Translation from Human Readable to Machine Code

It is also important to look at how human readable code, written in either source code or assembly level code, changes from this form to machine readable code (i.e., ones and zeros) in a binary file, and how this binary file is changed during actual execution of the program (figure 2).

This process starts with human readable code being written by a developer or team of developers. There are many forms of source code (like C++ or Basic code), depending on the language of implementation. Assembly language code is a human representation of machine executable instructions (like pushes and pops from a stack) and can also be used. This code is then either compiled or assembled to produce machine readable, relocatable object code. The term relocatable refers to the fact that the code can be placed anywhere in memory and the internal symbol addresses will be adjusted at loading and execution time. The next step is to link the code with other relocatable code, like system libraries. This is accomplished by a linker and results in a relocatable image, which has references to other objects or functions in other files. This image can still be loaded into any place in memory (in other words, is relocatable). The last step occurs when the program is executed and must be loaded into memory. Here all of the addresses must be converted to absolute addresses based on the physical location into which the program is loaded into memory. This results in an absolute image which is based on a location in memory and would be different from execution to execution.

Figure 2: Translation from Human-Readable Code to Machine Code. Source or assembly code is translated into relocatable object code via a compiler or assembler. When executed, the object code is meshed with the system libraries via the linker. This creates a relocatable image in which all system calls have been resolved so that they will function correctly. The loader then loads this image into memory, creating an absolute image with absolute addresses for all symbols.

Here, it is also important to differentiate between static and dynamic linking. The process above describes static linking using static system libraries and is accomplished before runtime. The other method of dynamic linking uses dynamic link libraries and a method of linking at runtime. This results in longer execution times, but smaller programs as only called functions are resolved.

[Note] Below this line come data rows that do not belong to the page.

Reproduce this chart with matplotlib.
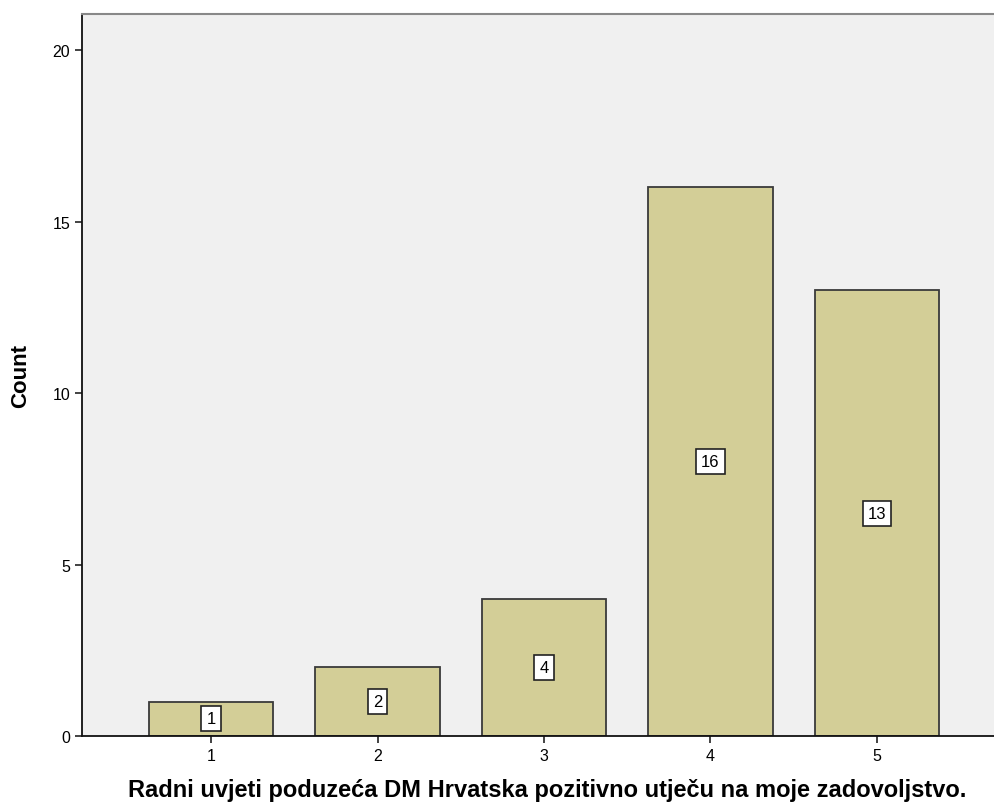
import matplotlib

matplotlib.use("Agg")
import matplotlib.pyplot as plt

categories = ["1", "2", "3", "4", "5"]
counts = [1, 2, 4, 16, 13]
y_ticks = [0, 5, 10, 15, 20]

plt.rcParams["font.family"] = ["Liberation Sans", "DejaVu Sans"]

W, H = 995, 812
fig = plt.figure(figsize=(W / 100, H / 100), dpi=100)
# axes run past the right edge, as in the cropped original
ax = fig.add_axes([82 / W, 1 - 737 / H, (1006 - 82) / W, (737 - 15) / H])
ax.set_facecolor("#F0F0F0")

x = list(range(1, len(categories) + 1))
ax.bar(x, counts, width=0.75, color="#D3CE97", edgecolor="#3A3A3A",
       linewidth=1.3, zorder=2)
for xi, c in zip(x, counts):
    ax.text(xi, c / 2, str(c), ha="center", va="center", fontsize=12,
            zorder=3,
            bbox=dict(boxstyle="square,pad=0.3", fc="white", ec="#222222",
                      lw=1.2))

ax.set_xlim(0.225, 5.775)
ax.set_ylim(0, 21.05)
ax.set_xticks(x)
ax.set_xticklabels(categories)
ax.set_yticks(y_ticks)
ax.tick_params(labelsize=11.5, length=5, width=1.2, color="#222222")

for side in ("left", "bottom"):
    ax.spines[side].set_color("#111111")
    ax.spines[side].set_linewidth(1.3)
ax.spines["top"].set_color("#888888")
ax.spines["top"].set_linewidth(1.5)
ax.spines["right"].set_visible(False)

ax_w, ax_h = 1006 - 82, 737 - 15
ax.set_ylabel("Count", fontsize=16, fontweight="bold")
ax.yaxis.set_label_coords(-(82 - 31) / ax_w, 0.5)
ax.set_xlabel("Radni uvjeti poduzeća DM Hrvatska pozitivno utječu na moje zadovoljstvo.",
              fontsize=17, fontweight="bold", va="center")
ax.xaxis.set_label_coords((547 - 82) / ax_w, -(791 - 737) / ax_h)

fig.savefig("out.png", dpi=100)
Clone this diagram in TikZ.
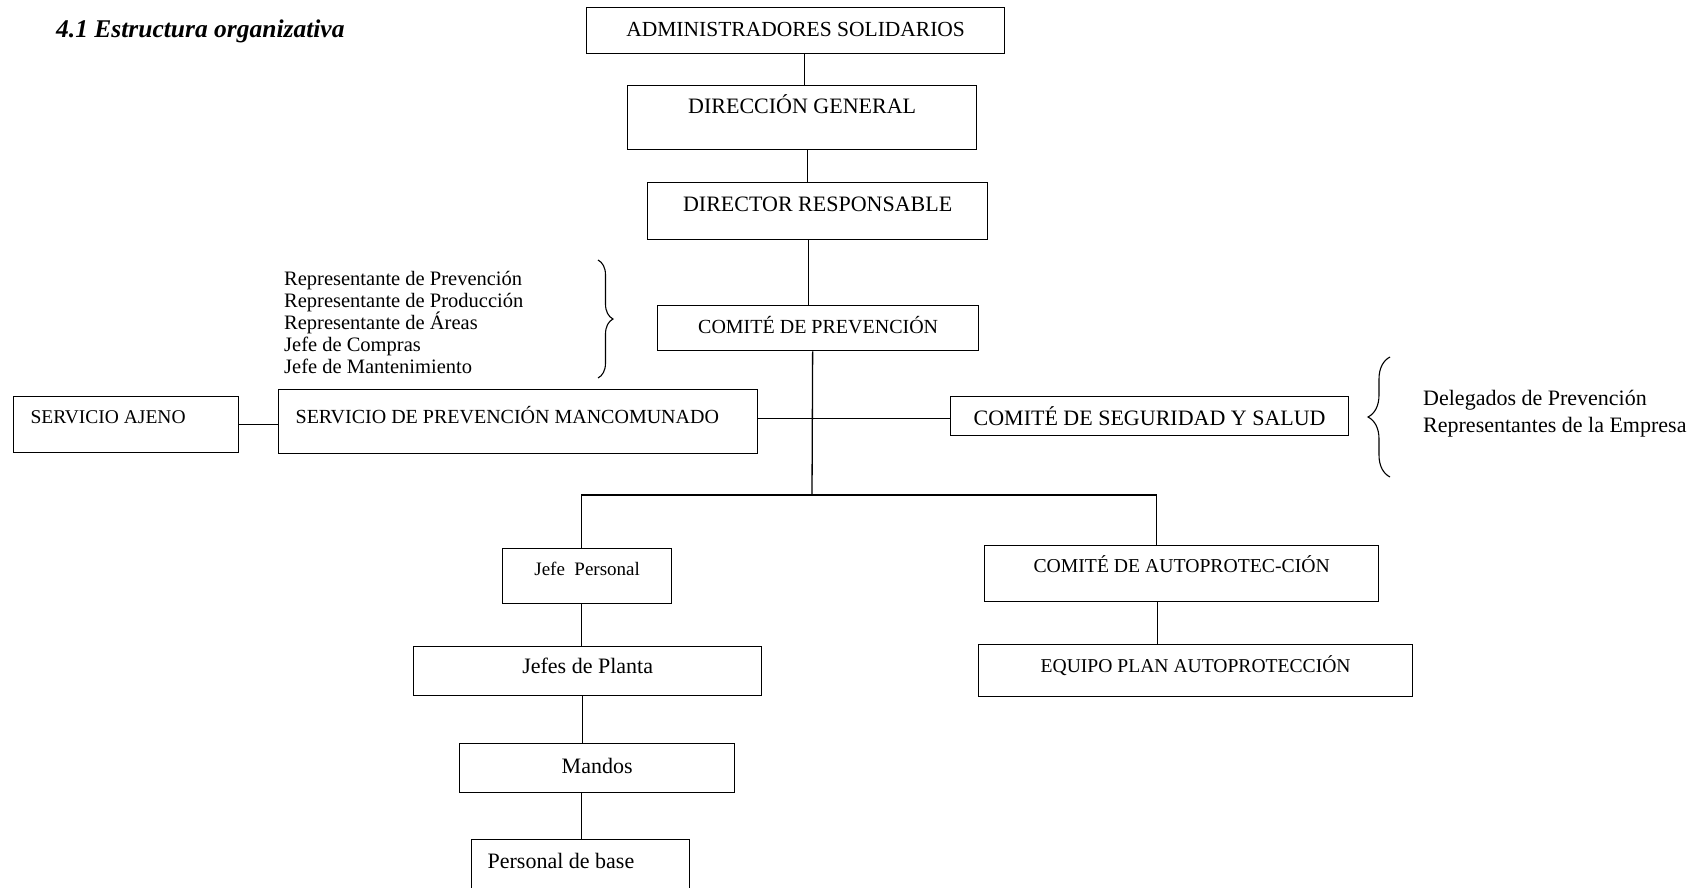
\documentclass[tikz,border=0pt]{standalone}
\usepackage{fontspec}
\setmainfont{Liberation Serif}
\usetikzlibrary{decorations.pathreplacing}
\tikzset{
  box/.style={draw, line width=1.3pt, anchor=north west, inner xsep=0pt, inner ysep=0pt},
  link/.style={line width=1.3pt},
  bracestyle/.style={line width=1.1pt, decorate, decoration={brace, amplitude=#1}},
}
\newcommand{\fsz}[2]{\fontsize{#1}{#2}\selectfont}
\begin{document}
\begin{tikzpicture}[x=1pt,y=-1pt]
\useasboundingbox (0,0) rectangle (1700,887);
\fill[white] (0,0) rectangle (1700,887);
\clip (0,0) rectangle (1700,887);

% title
\node[anchor=base west, inner sep=0pt, font=\fsz{25.5}{30}\bfseries\itshape] (title) at (56,37) {4.1 Estructura organizativa};

% boxes
\node[box, minimum width=418pt, minimum height=46pt, text height=29pt, text depth=17pt, font=\fsz{21.5}{26}] (admin) at (586,7) {ADMINISTRADORES SOLIDARIOS};
\node[box, minimum width=349pt, minimum height=64pt, text height=28pt, text depth=36pt, font=\fsz{22}{26}] (dg) at (627,85) {DIRECCIÓN GENERAL};
\node[box, minimum width=340pt, minimum height=57pt, text height=29pt, text depth=28pt, font=\fsz{22}{26}] (dr) at (647,182) {DIRECTOR RESPONSABLE};
\node[box, minimum width=321pt, minimum height=45pt, text height=28pt, text depth=17pt, font=\fsz{20}{24}] (cp) at (657,305) {COMITÉ DE PREVENCIÓN};
\node[box, minimum width=479pt, minimum height=64pt, inner xsep=17pt, text height=34pt, text depth=30pt, font=\fsz{20}{24}] (spm) at (278,389) {\makebox[445pt][l]{SERVICIO DE PREVENCIÓN MANCOMUNADO}};
\node[box, minimum width=225pt, minimum height=56pt, inner xsep=17pt, text height=27pt, text depth=29pt, font=\fsz{19.5}{24}] (sa) at (13,396) {\makebox[191pt][l]{SERVICIO AJENO}};
\node[box, minimum width=398pt, minimum height=39pt, text height=29pt, text depth=10pt, font=\fsz{22}{26}] (css) at (950,396) {COMITÉ DE SEGURIDAD Y SALUD};
\node[box, minimum width=169pt, minimum height=55pt, text height=27pt, text depth=28pt, font=\fsz{19}{23}] (jp) at (502,548) {Jefe\ \ Personal};
\node[box, minimum width=394pt, minimum height=56pt, text height=27pt, text depth=29pt, font=\fsz{19.7}{24}] (ca) at (984,545) {COMITÉ DE AUTOPROTEC-CIÓN};
\node[box, minimum width=348pt, minimum height=49pt, text height=27pt, text depth=22pt, font=\fsz{22}{26}] (jdp) at (413,646) {Jefes de Planta};
\node[box, minimum width=434pt, minimum height=52pt, text height=28pt, text depth=24pt, font=\fsz{19.6}{24}] (epa) at (978,644) {EQUIPO PLAN AUTOPROTECCIÓN};
\node[box, minimum width=275pt, minimum height=49pt, text height=30pt, text depth=19pt, font=\fsz{22}{26}] (mandos) at (459,743) {Mandos};
\node[box, minimum width=218pt, minimum height=60pt, inner xsep=16pt, text height=29pt, text depth=31pt, font=\fsz{22}{26}] (pdb) at (471,839) {\makebox[186pt][l]{Personal de base}};

% side lists
\node[anchor=north west, inner sep=0pt, align=left, font=\fsz{20.5}{22}] (leftlist) at (284,271) {Representante de Prevención\\Representante de Producción\\Representante de Áreas\\Jefe de Compras\\Jefe de Mantenimiento};
\node[anchor=north west, inner sep=0pt, align=left, font=\fsz{22}{26.5}] (rightlist) at (1423,390) {Delegados de Prevención\\Representantes de la Empresa};

% braces
\draw[bracestyle=15pt] (598,260) -- (598,378);
\draw[bracestyle=22pt] (1390,477) -- (1390,357);

% connectors
\coordinate (bus) at (812,495);
\draw[link] ([xshift=9pt]admin.south) -- ([xshift=9pt]admin.south |- dg.north);
\draw[link] ([xshift=5.5pt]dg.south) -- ([xshift=5.5pt]dg.south |- dr.north);
\draw[link] ([xshift=-9pt]dr.south) -- ([xshift=-9pt]dr.south |- cp.north);
\draw[link] ([xshift=-5.5pt]cp.south) -- (bus);
\draw[link] ([yshift=-2.5pt]css.west) -- ([yshift=-2.5pt]css.west -| spm.east);
\draw[link] (sa.east) -- (sa.east -| spm.west);
\draw[link] ([xshift=-5.5pt]jp.north) |- (bus) -| ([xshift=-25pt]ca.north);
\draw[link] ([xshift=-5.5pt]jp.south) -- ([xshift=-5.5pt]jp.south |- jdp.north);
\draw[link] ([xshift=-5pt]jdp.south) -- ([xshift=-5pt]jdp.south |- mandos.north);
\draw[link] ([xshift=-15.5pt]mandos.south) -- ([xshift=-15.5pt]mandos.south |- pdb.north);
\draw[link] ([xshift=-24pt]ca.south) -- ([xshift=-24pt]ca.south |- epa.north);
\end{tikzpicture}
\end{document}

Binary Objects and Executable File Formats

A binary object is some piece of a program, in binary format, like a function or a method. This is part of an executable file, the relocatable object code described above (figure 2). Binary objects are files in machine code, which no longer exist in human readable form. These files have set formats and properties and adhere to certain standards, making them human-modifyable with the use of a few freely available tools.